The Obama administration’s conclusion that much of the oil released into the Gulf of Mexico from the Deepwater Horizon spill has disappeared is coming under additional fire from scientists.
Earlier this month, a team led by the Interior Department and the National Oceanographic and Atmospheric Administration said that of 4.9 million barrels released from the out-of-control well, roughly 75% had been cleaned up or had broken down. Most of the rest was a light sheen at or near the surface or had washed ashore, the government researchers said.
The findings suggested the long-term impact of the spill on the coastline and fisheries might not be as bad as once feared.

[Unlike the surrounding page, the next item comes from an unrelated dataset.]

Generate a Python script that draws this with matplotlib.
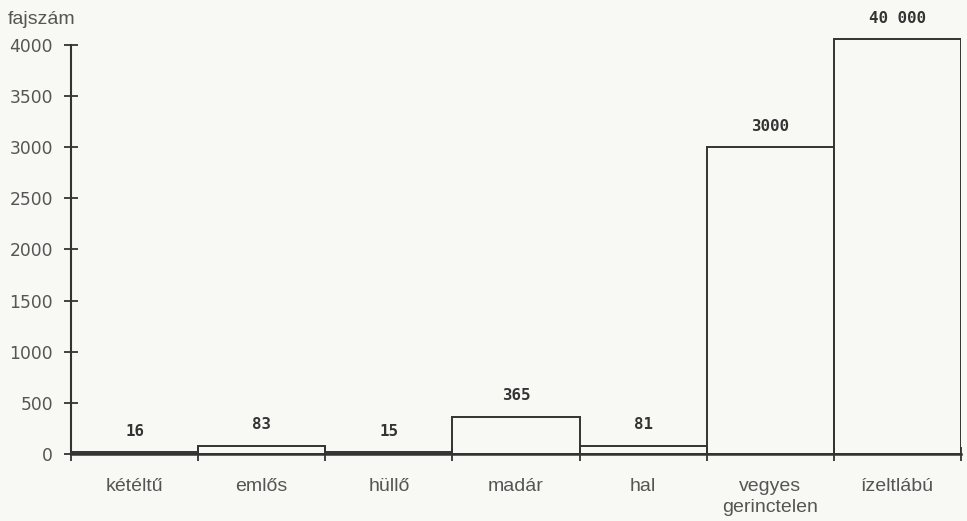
import numpy as np
import matplotlib.pyplot as plt

categories = ["kétéltű", "emlős", "hüllő", "madár", "hal", "vegyes\ngerinctelen", "ízeltlábú"]
species = [16, 83, 15, 365, 81, 3000, 40000]
value_labels = ["16", "83", "15", "365", "81", "3000", "40 000"]
y_ticks = [0, 500, 1000, 1500, 2000, 2500, 3000, 3500, 4000]

# the scale stops just above 4000, taller bars are cut off there
cap = 4060

bg = "#f8f8f4"
ink = "#333333"
txt = "#555555"

plt.rcParams['font.family'] = ['Liberation Sans', 'DejaVu Sans']

fig = plt.figure(figsize=(9.67, 5.21), dpi=100, facecolor=bg)
ax = fig.add_axes([71 / 967, 67 / 521, 890 / 967, 439.7 / 521])
ax.set_facecolor(bg)

x = np.arange(len(categories))
heights = np.minimum(species, cap)
bars = ax.bar(x, heights, width=1.0, facecolor=bg, edgecolor=ink, linewidth=1.4)

for xi, h, lab in zip(x, heights, value_labels):
    ax.annotate(lab, (xi, h), xytext=(0, 15), textcoords="offset points",
                ha="center", va="center", fontsize=11.3, fontweight="bold",
                family="DejaVu Sans Mono", color=ink)

ax.set_xlim(-0.5, len(categories) - 0.5)
ax.set_ylim(0, 4300)

ax.spines["top"].set_visible(False)
ax.spines["right"].set_visible(False)
ax.spines["left"].set_bounds(0, 4000)
ax.spines["left"].set_color(ink)
ax.spines["bottom"].set_color(ink)
ax.spines["left"].set_linewidth(1.5)
ax.spines["bottom"].set_linewidth(1.8)

ax.set_yticks(y_ticks)
ax.set_yticklabels([str(v) for v in y_ticks], family="DejaVu Sans")
ax.tick_params(axis="y", direction="inout", length=10, width=1.3, color=ink,
               labelsize=12.3, labelcolor=txt, pad=8)

# category names under the bars, tick marks at the bar edges
ax.set_xticks(x)
ax.set_xticklabels(categories)
ax.tick_params(axis="x", which="major", length=0, labelsize=14, labelcolor=txt, pad=17)
ax.set_xticks(np.arange(len(categories) + 1) - 0.5, minor=True)
ax.tick_params(axis="x", which="minor", direction="inout", length=10, width=1.3, color=ink)
for t in ax.get_xticklabels():
    t.set_verticalalignment("top")
    t.set_linespacing(1.35)

fig.text(8 / 967, 1 - 19 / 521, "fajszám", fontsize=14, color=txt, va="center", ha="left")

fig.savefig("out.png", dpi=100, facecolor=bg)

But Ian MacDonald, an oceanographer at Florida State University, is expected to tell a U.S. House Energy and Commerce subcommittee Thursday that the administration findings were misleading and that the government has made rosy forecasts about the pace at which dispersed oil will biodegrade. Only 10% of oil discharged into the ocean was “actually removed from the ocean,” according to his prepared testimony. Mr. MacDonald uses satellite imagery to measure oil slicks.

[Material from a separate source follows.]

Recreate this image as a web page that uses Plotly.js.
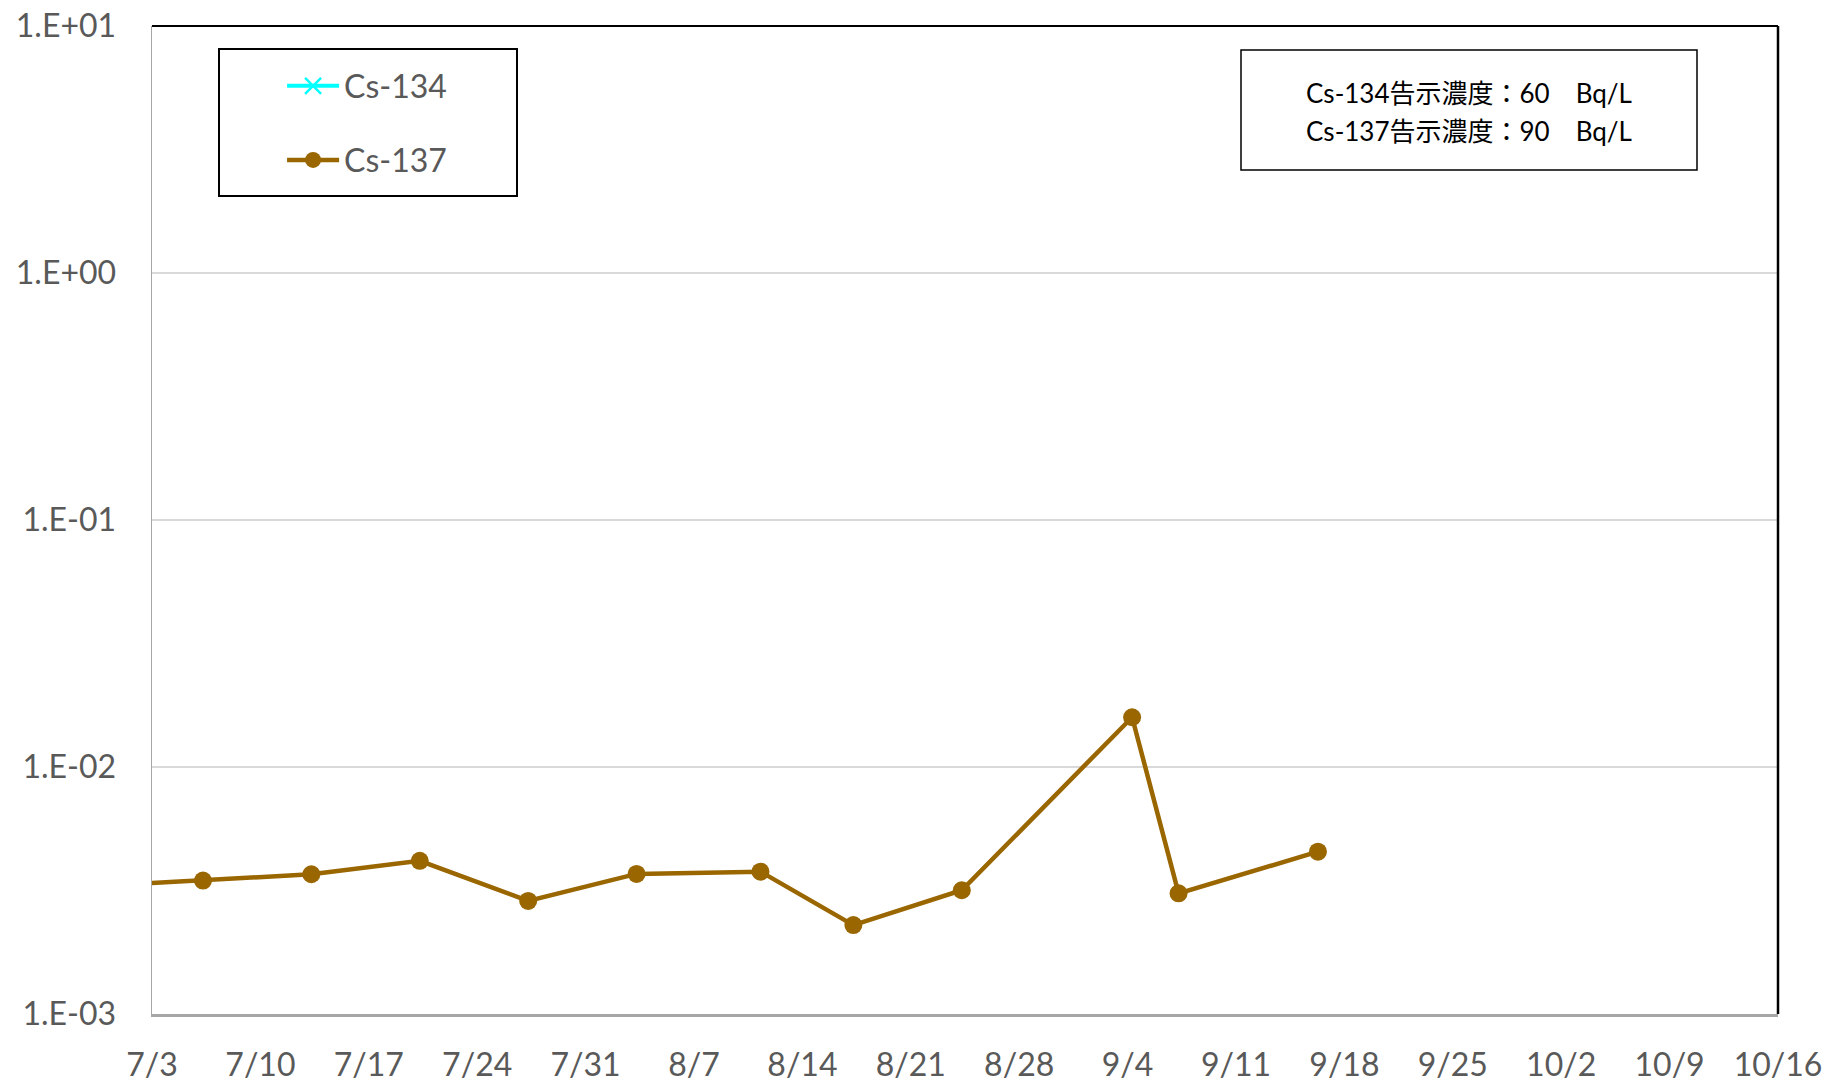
<!DOCTYPE html>
<html>
<head>
<meta charset="utf-8">
<script src="https://cdn.plot.ly/plotly-3.0.1.min.js"></script>
<style>
html,body{margin:0;padding:0;background:#fff;}
#chart{width:1830px;height:1084px;}
</style>
</head>
<body>
<div id="chart"></div>
<script>
// ---- data ----
const dates = ['2023-06-29T07:00','2023-07-06T07:00','2023-07-13T07:00','2023-07-20T07:00','2023-07-27T07:00',
  '2023-08-03T07:00','2023-08-11T07:00','2023-08-17T07:00','2023-08-24T07:00','2023-09-04T07:00',
  '2023-09-07T07:00','2023-09-16T07:00'];
const cs137 = [3.29e-3, 3.47e-3, 3.68e-3, 4.17e-3, 2.87e-3, 3.69e-3, 3.77e-3, 2.29e-3, 3.17e-3, 1.59e-2, 3.08e-3, 4.54e-3];
// Cs-134: not detected (no plotted values)
const cs134 = [null, null, null, null, null, null, null, null, null, null, null, null];
const seriesNames = ['Cs-134', 'Cs-137'];
const xRange = ['2023-07-03', '2023-10-16'];
const yTickVals = [1e-3, 1e-2, 1e-1, 1e0, 1e1];
const yTickText = ['1.E-03', '1.E-02', '1.E-01', '1.E+00', '1.E+01'];
const noteLines = ['Cs-134告示濃度：60　Bq/L', 'Cs-137告示濃度：90　Bq/L'];

const FONT = 'Lato, "Noto Sans CJK JP", sans-serif';
const GREY = '#595959';

const traces = [
  {
    x: dates, y: cs134, name: seriesNames[0], type: 'scatter', mode: 'lines+markers',
    line: {color: '#00FFFF', width: 4},
    marker: {symbol: 'x-thin', size: 16, line: {color: '#00FFFF', width: 2.5}},
    legendgroup: 'a'
  },
  {
    x: dates, y: cs137, name: seriesNames[1], type: 'scatter', mode: 'lines+markers',
    line: {color: '#996600', width: 4.5},
    marker: {symbol: 'circle', size: 18, color: '#996600'},
    legendgroup: 'b', cliponaxis: true
  }
];

const PL = 152, PT = 26, PW = 1626, PH = 988;
const px = v => (v - PL) / PW;
const py = v => (PT + PH - v) / PH;

const layout = {
  width: 1830, height: 1084,
  margin: {l: 152, r: 52, t: 26, b: 70},
  paper_bgcolor: '#ffffff', plot_bgcolor: '#ffffff',
  font: {family: FONT, size: 32, color: GREY},
  showlegend: true,
  legend: {
    x: 0.080, xanchor: 'left', y: py(58.5), yanchor: 'top',
    bgcolor: 'rgba(0,0,0,0)', borderwidth: 0,
    font: {family: FONT, size: 32, color: GREY},
    traceorder: 'grouped', tracegroupgap: 29.5, itemwidth: 52
  },
  xaxis: {
    type: 'date', range: xRange,
    tick0: '2023-07-03', dtick: 7 * 86400000, tickformat: '%-m/%-d',
    showgrid: false, zeroline: false,
    showline: true, linecolor: '#a6a6a6', linewidth: 3,
    ticks: '', ticklabelstandoff: 21,
    tickfont: {family: FONT, size: 32, color: GREY}
  },
  yaxis: {
    type: 'log', range: [-3, 1],
    tickvals: yTickVals, ticktext: yTickText,
    showgrid: true, gridcolor: '#d9d9d9', gridwidth: 2,
    zeroline: false, showline: true, linecolor: '#a6a6a6', linewidth: 1.5,
    ticks: '', ticklabelstandoff: 28,
    tickfont: {family: FONT, size: 32, color: GREY}
  },
  shapes: [
    {type: 'line', xref: 'paper', yref: 'paper', x0: 0, x1: 1, y0: 1, y1: 1, line: {color: '#000', width: 2}},
    {type: 'line', xref: 'paper', yref: 'paper', x0: 1, x1: 1, y0: 0, y1: 1, line: {color: '#000', width: 2.5}},
    // legend frame
    {type: 'rect', xref: 'paper', yref: 'paper',
     x0: px(219), x1: px(517), y0: py(196), y1: py(49),
     line: {color: '#000', width: 2}, fillcolor: 'rgba(0,0,0,0)'},
    // note frame
    {type: 'rect', xref: 'paper', yref: 'paper',
     x0: px(1241), x1: px(1697), y0: py(170), y1: py(50),
     line: {color: '#000', width: 1.5}, fillcolor: '#ffffff'}
  ],
  annotations: noteLines.map((t, i) => ({
    xref: 'paper', yref: 'paper', x: px(1469), y: py(i === 0 ? 93 : 131),
    xanchor: 'center', yanchor: 'middle',
    text: t, showarrow: false,
    font: {family: FONT, size: 26, color: '#000'}
  }))
};

Plotly.newPlot('chart', traces, layout, {displayModeBar: false, staticPlot: true});
</script>
</body>
</html>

Mr. MacDonald is expected to cite research that indicates oxygen levels in the Gulf aren’t consistent with rapid degradation of oil by petroleum-eating microbes.
The government report said 17% of the oil released by the well had been collected without ever reaching the ocean and about half had dissolved or been dispersed.
NOAA chief Jane Lubchenco defended the government’s estimates Wednesday. “We stand by the calculations that we released recently,” she said. The government is going forward with additional monitoring and would change its estimates if it develops new information, she said.
BP PLC referred questions to the Obama administration’s joint command, overseeing the spill response. The company said it has donated $500 million for research into the environmental effects of the spill.
Evidence has been mounting that much of the oil from the damaged well is still in the Gulf, suspended in subsurface waters or working its way into seafloor sediments.
Moreover, at least a third of the petroleum hydrocarbons spewed from the well were released in the form of methane and other gases, which have yet to be accounted for in any government assessment of the spill.
“A third of the impact is being overlooked,’ said the University of Georgia’s Samantha Joye, who was among the first to detect evidence of the underwater clouds of oil droplets and various petroleum hydrocarbons from the damaged well.
Earlier this week, Dr. Joye and a team of marine researchers from the University of Georgia and the Georgia Sea Grant program challenged the government’s accounting of the oil cleanup, saying that as much as 79% of the oil remained in the Gulf, where it still threatened fisheries and marine life.
“We don’t know how much is on the bottom; we don’t know where it is; we don’t know what the impact will be,” said Dr. Joye.
Mr. MacDonald is also expected to testify that the gas released by the spill “should not be ignored.” Fish exposed to concentrated methane “have exhibited mortality and neurological damage,” according to his testimony.